In a milieu in which it is almost second nature for the powerful to regard themselves as above the law, the firm handling of the issue of AIADMK leader Jayalalitha’s eligibility to contest next month’s election to the Tamil Nadu assembly is a matter for profound satisfaction. After it was reaffirmed on behalf of the Election Commission that the question of a candidate’s eligibility was to be determined strictly according to the commission’s 1997 instructions which specifically barred persons convicted by a court of law and sentenced to imprisonment for two years or more from contesting elections, Jayalalitha’s disqualification by the returning officers of the constituencies from where she had filed her nomination should have been a foregone conclusion.
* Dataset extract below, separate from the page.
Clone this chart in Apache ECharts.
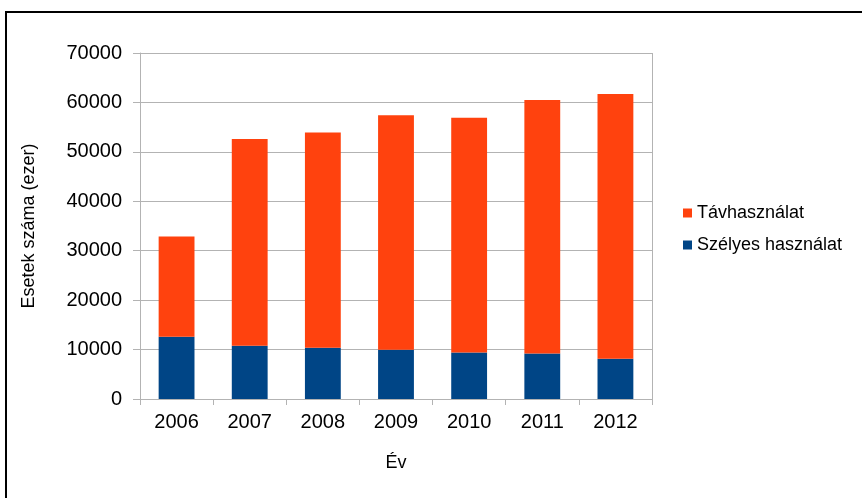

For in its 1997 order the Election Commission had specifically addressed the issue of the eligibility of those, like Jayalalitha, who had been convicted and sentenced but whose sentence had been stayed to enable them to appeal to a higher court against their conviction and decided that such persons would stand disqualified. This was necessary, in the commission’s view, to deal with the “serious problem of criminalisation of politics in which criminals, i e, persons convicted by courts of law for certain offences, are entering into fray and contesting as candidates”.

Given her past record in public life, it was entirely in character for Jayalalitha to cock a snook at the Election Commission and sally forth to contest the assembly elections by filing her nominations from as many as four constituencies – in the process displaying her contempt for the Representation of the People Act which clearly prohibits a candidate from contesting from more than two constituencies. It is a matter of gratification that she has, for the moment, got her just desserts. Criticism must really be levelled against the political parties, not just the smaller regional ones but also the Congress, the main opposition party in the national parliament, and the CPI(M) and the CPI which thought nothing of overlooking Jayalalitha’s conviction for corruption and her patent ineligibility to offer herself as a candidate in the election and have accepted her leadership in the alliance led by her and, what is more, have chosen to publicly project her as the state’s prospective chief minister should the alliance be successful in the election. Jayalalitha herself has, of course, sought to brush off her disqualification and brazenly affirmed that it makes not the slightest difference to her chief ministerial ambitions.